ART | CRITIQUE

Contrepartie (avec ou sans équivalences)

PMarie-Jeanne Caprasse
@23 Oct 2012

Oratorios, Orphiques, Cantos noirs, Quadriparti Lécythes, tels sont les noms chargés d’histoire que le peintre donne à ses séries, investissant par les mots un travail d’écriture plastique. S’enrichissant du travail antérieur, des accidents et des questions nouvelles, Dominique Gauthier est pris depuis plus de trente ans dans un jeu sans fin de construction formelle.

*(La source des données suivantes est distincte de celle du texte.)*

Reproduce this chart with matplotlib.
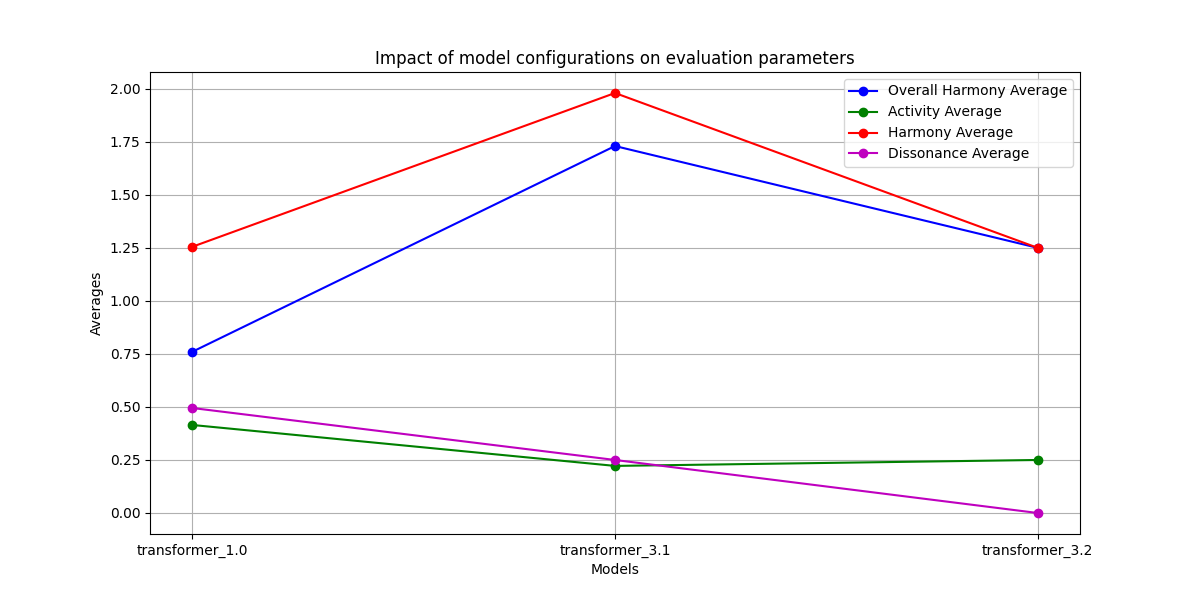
import matplotlib
matplotlib.use("Agg")
import matplotlib.pyplot as plt

# 数据
models = ['transformer_1.0', 'transformer_3.1', 'transformer_3.2']
overall_harmony = [0.76, 1.73, 1.25]
activity = [0.415, 0.222, 0.25]
harmony = [1.255, 1.98, 1.25]
dissonance = [0.495, 0.25, 0.0]

plt.figure(figsize=(12, 6))
plt.plot(models, overall_harmony, marker='o', color='b', label='Overall Harmony Average')
plt.plot(models, activity, marker='o', color='g', label='Activity Average')
plt.plot(models, harmony, marker='o', color='r', label='Harmony Average')
plt.plot(models, dissonance, marker='o', color='m', label='Dissonance Average')

plt.title('Impact of model configurations on evaluation parameters')
plt.xlabel('Models')
plt.ylabel('Averages')
plt.legend()
plt.grid(True)

plt.savefig('out.png', dpi=100)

Excessif, jouissif, entêté. Dominique Gauthier n’en finit pas de remettre sur le métier la toile et de faire et défaire ses compositions de formes et de couleurs, faisant sienne la devise de Léonard de Vinci, « Hostinato rigore » (obstinée rigueur). Hostinato est d’ailleurs le nom qu’il donnera à un ensemble de toiles réalisées entre 1992 et 2008.

Les toiles de grand format qui accueillent le visiteur, dégoulinant de couleurs pures, ont un côté jouissif et régressif. Eclatants, ces conglomérats de lignes et aplats s’entremêlent et se superposent, dans une explosion de joie. Le peintre aime la forme qui se découpe sur un arrière-plan, bien délimitée sur les bords, la ligne qui sinue, le foisonnement et l’entropie, l’interpénétration des formes ou bien leur superposition qui cache et révèle en même temps.

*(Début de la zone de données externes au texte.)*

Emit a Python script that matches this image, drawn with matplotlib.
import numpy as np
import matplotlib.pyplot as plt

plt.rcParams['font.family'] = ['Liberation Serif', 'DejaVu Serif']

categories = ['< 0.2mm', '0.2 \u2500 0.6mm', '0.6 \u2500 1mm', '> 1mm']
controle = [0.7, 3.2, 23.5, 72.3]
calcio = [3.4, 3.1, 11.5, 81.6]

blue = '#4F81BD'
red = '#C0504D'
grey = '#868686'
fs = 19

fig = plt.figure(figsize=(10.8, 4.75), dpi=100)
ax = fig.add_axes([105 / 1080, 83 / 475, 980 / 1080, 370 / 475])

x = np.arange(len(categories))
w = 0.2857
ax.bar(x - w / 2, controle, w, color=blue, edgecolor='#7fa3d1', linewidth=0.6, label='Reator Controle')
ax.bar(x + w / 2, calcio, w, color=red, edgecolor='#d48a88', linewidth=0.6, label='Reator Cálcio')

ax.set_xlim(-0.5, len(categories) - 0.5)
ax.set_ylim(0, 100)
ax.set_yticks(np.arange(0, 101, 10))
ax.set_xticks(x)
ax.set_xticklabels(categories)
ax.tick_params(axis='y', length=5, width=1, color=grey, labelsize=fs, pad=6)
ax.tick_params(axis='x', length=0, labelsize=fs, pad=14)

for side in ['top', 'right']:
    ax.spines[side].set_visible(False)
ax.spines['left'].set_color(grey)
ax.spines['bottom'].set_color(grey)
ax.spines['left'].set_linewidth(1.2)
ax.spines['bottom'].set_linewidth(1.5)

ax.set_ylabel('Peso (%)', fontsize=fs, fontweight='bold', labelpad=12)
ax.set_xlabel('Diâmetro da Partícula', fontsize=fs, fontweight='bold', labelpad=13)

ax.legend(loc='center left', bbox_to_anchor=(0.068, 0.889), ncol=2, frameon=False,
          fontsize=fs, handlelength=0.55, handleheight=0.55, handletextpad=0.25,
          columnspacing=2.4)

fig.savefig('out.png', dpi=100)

Prolifération et explosion caractérisent le mouvement qui s’empare de ces toiles. Mais s’il est question d’espace, il est aussi question de temps et de durée. Ici, une accélération brève, un souffle rapide. Là, comme à l’étage de la galerie, ce sera plutôt le mouvement régulier, le rythme cyclique.

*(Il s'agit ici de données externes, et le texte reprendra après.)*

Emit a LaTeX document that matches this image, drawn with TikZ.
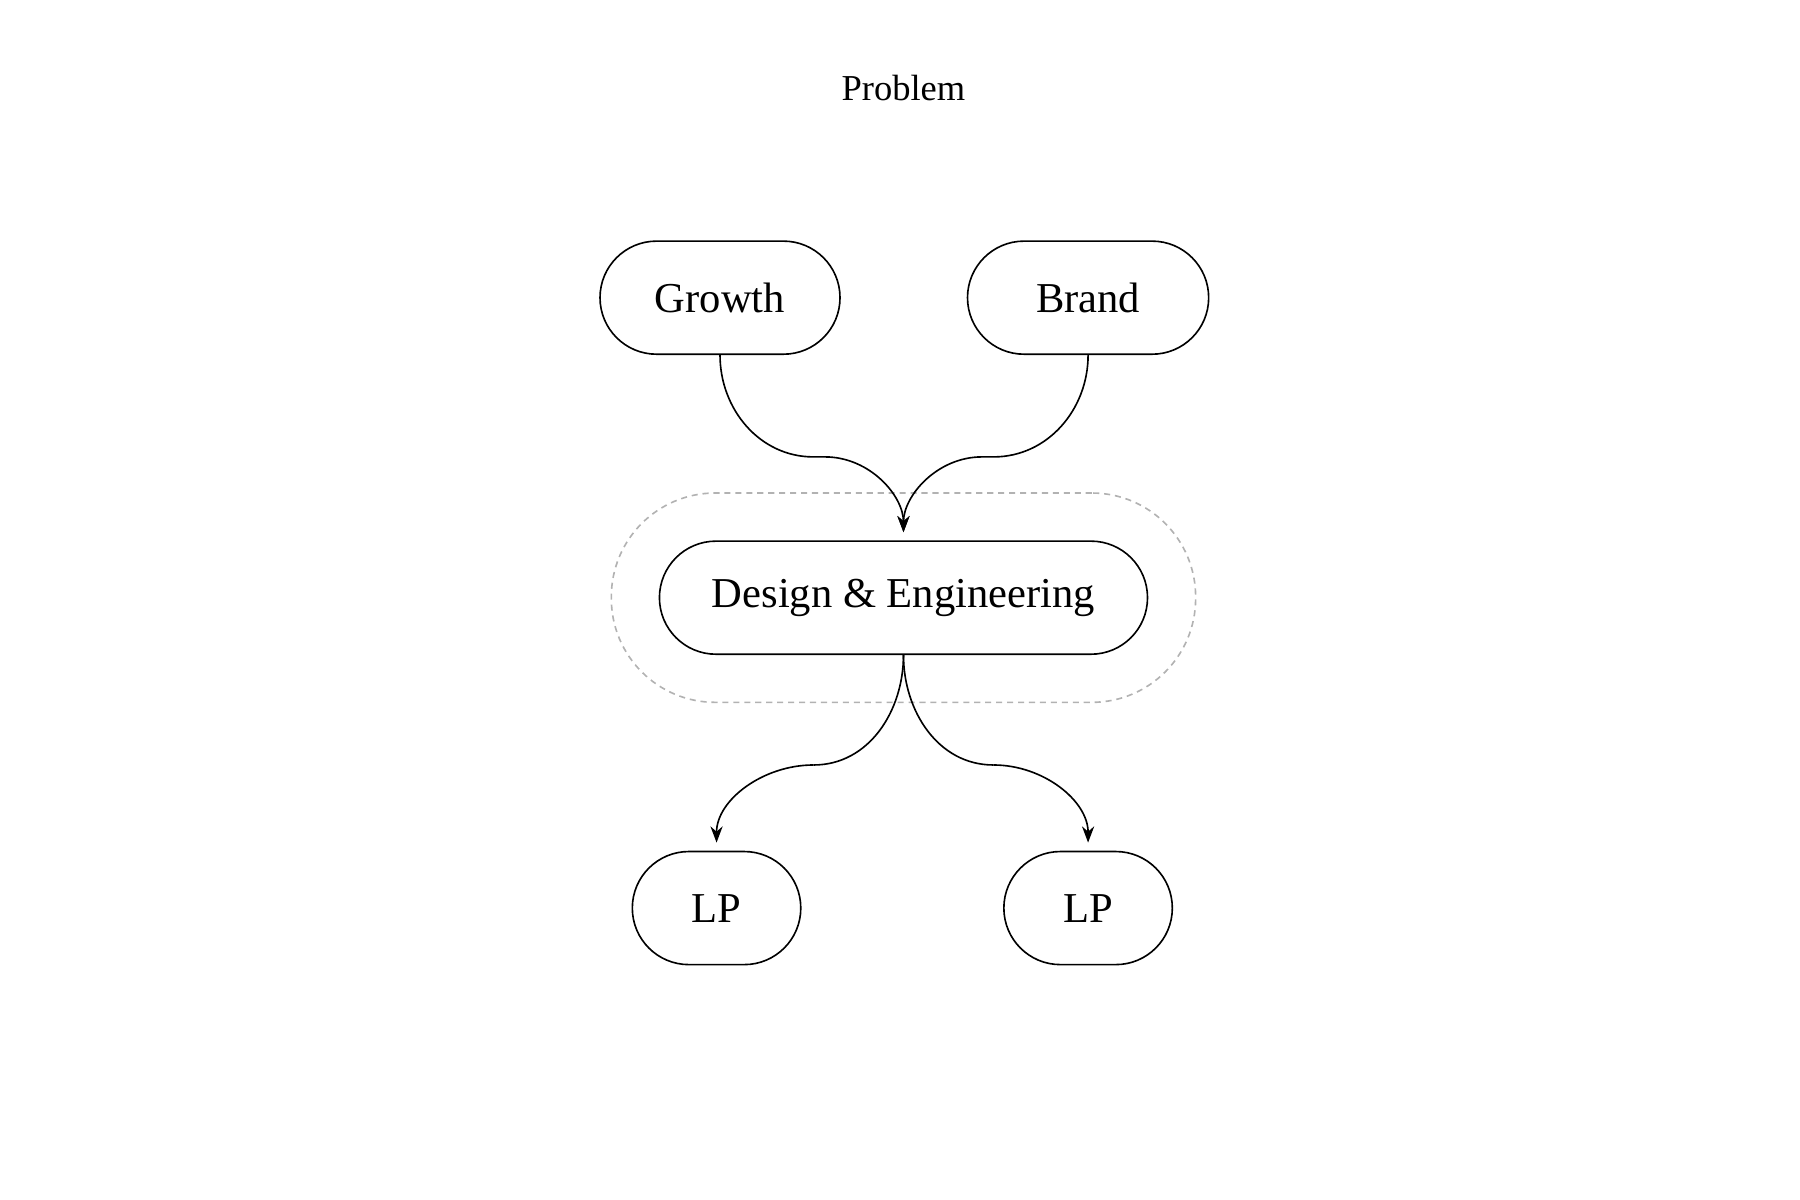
\documentclass[tikz,border=0pt]{standalone}
\usepackage{fontspec}
\setmainfont{Liberation Serif}
\usetikzlibrary{positioning,arrows.meta,fit,calc}

\begin{document}
\begin{tikzpicture}[scale=1.0,
    pill/.style={draw, thin, rounded corners=0.49cm, minimum height=0.98cm, inner xsep=2pt, font=\fontsize{10.5}{12}\selectfont},
    link/.style={draw, thin, -{Stealth[length=4pt,width=3pt]}, shorten >=2pt}]
    % Canvas
    \useasboundingbox (0,0) rectangle (15.6,10.4);

    % Title
    \node[font=\fontsize{9}{11}\selectfont] (title) at (7.83,9.64) {Problem};

    % Sources
    \node[pill, minimum width=2.08cm] (growth) at (6.24,7.82) {Growth};
    \node[pill, minimum width=2.09cm] (brand) at (9.43,7.82) {Brand};

    % Team
    \node[pill, minimum width=4.23cm] (team) at (7.83,5.22) {Design \& Engineering};
    \node[fit=(team), draw, gray!60, dash pattern=on 1.5pt off 1.2pt, inner xsep=0.41cm, inner ysep=0.41cm,
          rounded corners=0.9cm] (halo) {};

    % Outputs
    \node[pill, minimum width=1.46cm] (lpa) at (6.21,2.53) {LP};
    \node[pill, minimum width=1.46cm] (lpb) at (9.43,2.53) {LP};

    % Connectors
    \coordinate (inL) at (7.05,6.44);
    \coordinate (inR) at (8.61,6.44);
    \coordinate (outL) at (7.05,3.77);
    \coordinate (outR) at (8.61,3.77);
    \draw[thin] (growth.south) to[out=-90,in=180] (inL) -- ++(0.1,0);
    \draw[link] ($(inL)+(0.1,0)$) to[out=0,in=90] (team.north);
    \draw[thin] (brand.south) to[out=-90,in=0] (inR) -- ++(-0.1,0);
    \draw[link] ($(inR)+(-0.1,0)$) to[out=180,in=90] (team.north);
    \draw[thin] (team.south) to[out=-90,in=0] (outL);
    \draw[link] (outL) to[out=180,in=90] (lpa.north);
    \draw[thin] (team.south) to[out=-90,in=180] (outR);
    \draw[link] (outR) to[out=0,in=90] (lpb.north);
\end{tikzpicture}
\end{document}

Les grandes toiles de la série Orphiques II accrochées en mezzanine nous font entrer dans une temporalité différente: les compositions reposent sur une structure répétitive à base de cercle concentriques noirs et gris, traversée par des bandes blanches mais aussi de couleur translucides. Et l’on voit ainsi se matérialiser, par la rencontre de ces formes, de ces matières et ces couleurs perméables et imperméables, l’immobile, le diffus, le cheminement et la vibration.

Un contraste qui est d’autant plus réussi grâce à la scénographie. Car il réside un intrus parmi la série: le grand tableau de la série Quadriparti Lécythes. Un tableau tonique qui regorge d’énergie chaotique, avec ses entrelacs colorés suggérant mobilité, fluidité et confusion, par opposition aux formes organisées et structurellement plus lisibles de la série Orphiques II.

Peintre du geste et de l’émotion, Dominique Gauthier semble fasciné par la vie des formes et questionne ce qui fait la structure, l’équilibre du tableau. Cherchant continuellement comment imbriquer les formes et les faire tenir dans un juste équilibre, celui qui permettra à la composition de devenir autonome, avec son rythme vital singulier.